Despite those impressive statistics, the tall Koukpaki, who plays for US Ouakam in the Senegalese first division, sees himself as just another cog in the machine that makes the African champions tick. “Obviously I’m happy with those figures because my job in this team is to score goals,” the soft-spoken goalgetter told FIFA.com. “But that’s what it is: a job. And it’s just one of several jobs that need to be carried out properly for the team to be successful.”
Discussing his frontline shortly after Senegal had completed their first training session at the Stadio del Mare in Ravenna, coach Amadou Diop outlined what he expects from Koukpaki and his fellow strikers: “Koukpaki is our main goal threat and that’s what I look to him for: to score goals.
“But it goes without saying that there’s a lot more to it than that,” he continued. “Normally it’s the players who score the goals who get the individual awards, but both he and the rest of the team know that it’s the team that counts here. And on top of that, in the qualifiers, Babacar Fall showed that we can also rely on him."
We are the continental champions, these are our third world finals, and our objective is very clear: to reach the last four.
The tandem formed by Koukpaki and Fall proved to be a potent one at the African qualifying competition, held in Casablanca in June. In the four games they played en route to the continental title, the Senegalese scored 23 goals in all, 16 of them coming from their strike duo, who with eight goals apiece were the tournament’s joint top scorers.

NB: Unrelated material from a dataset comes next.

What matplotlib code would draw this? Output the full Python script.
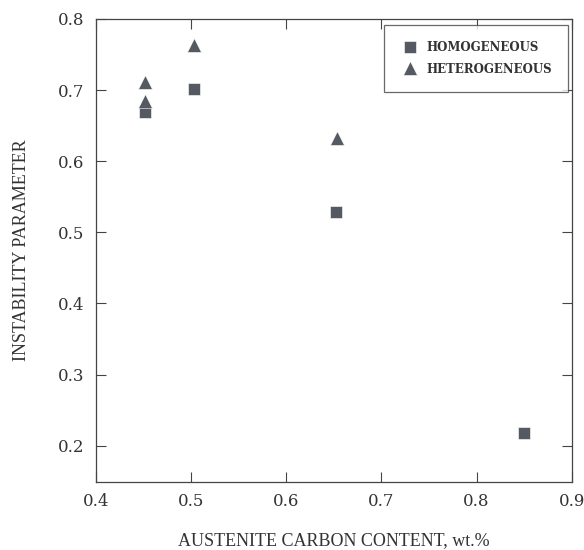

With such firepower up front, the Lions of Teranga appear to have what it takes to convert their undoubted potential into results at the highest level. Diop is certainly hoping that is the case at Ravenna 2011: “Everyone agrees that Senegal are a tough team to face, but the fact remains that we’ve never gone any farther than the quarter-finals.”
The African champions’ group-phase record at the FIFA Beach Soccer World Cup is virtually flawless, with five wins out of six. Success has proved elusive for them, however, with France knocking them out in the last eight in 2007 and two group victories in 2008 leaving them just short of a place in the knockout rounds.
As far as coach Diop is concerned, the time has come to chart new territory: “We are the continental champions, these are our third world finals, and our objective is very clear: to reach the last four. No other African team has ever achieved that, either on grass or on sand, but I think our time has come.”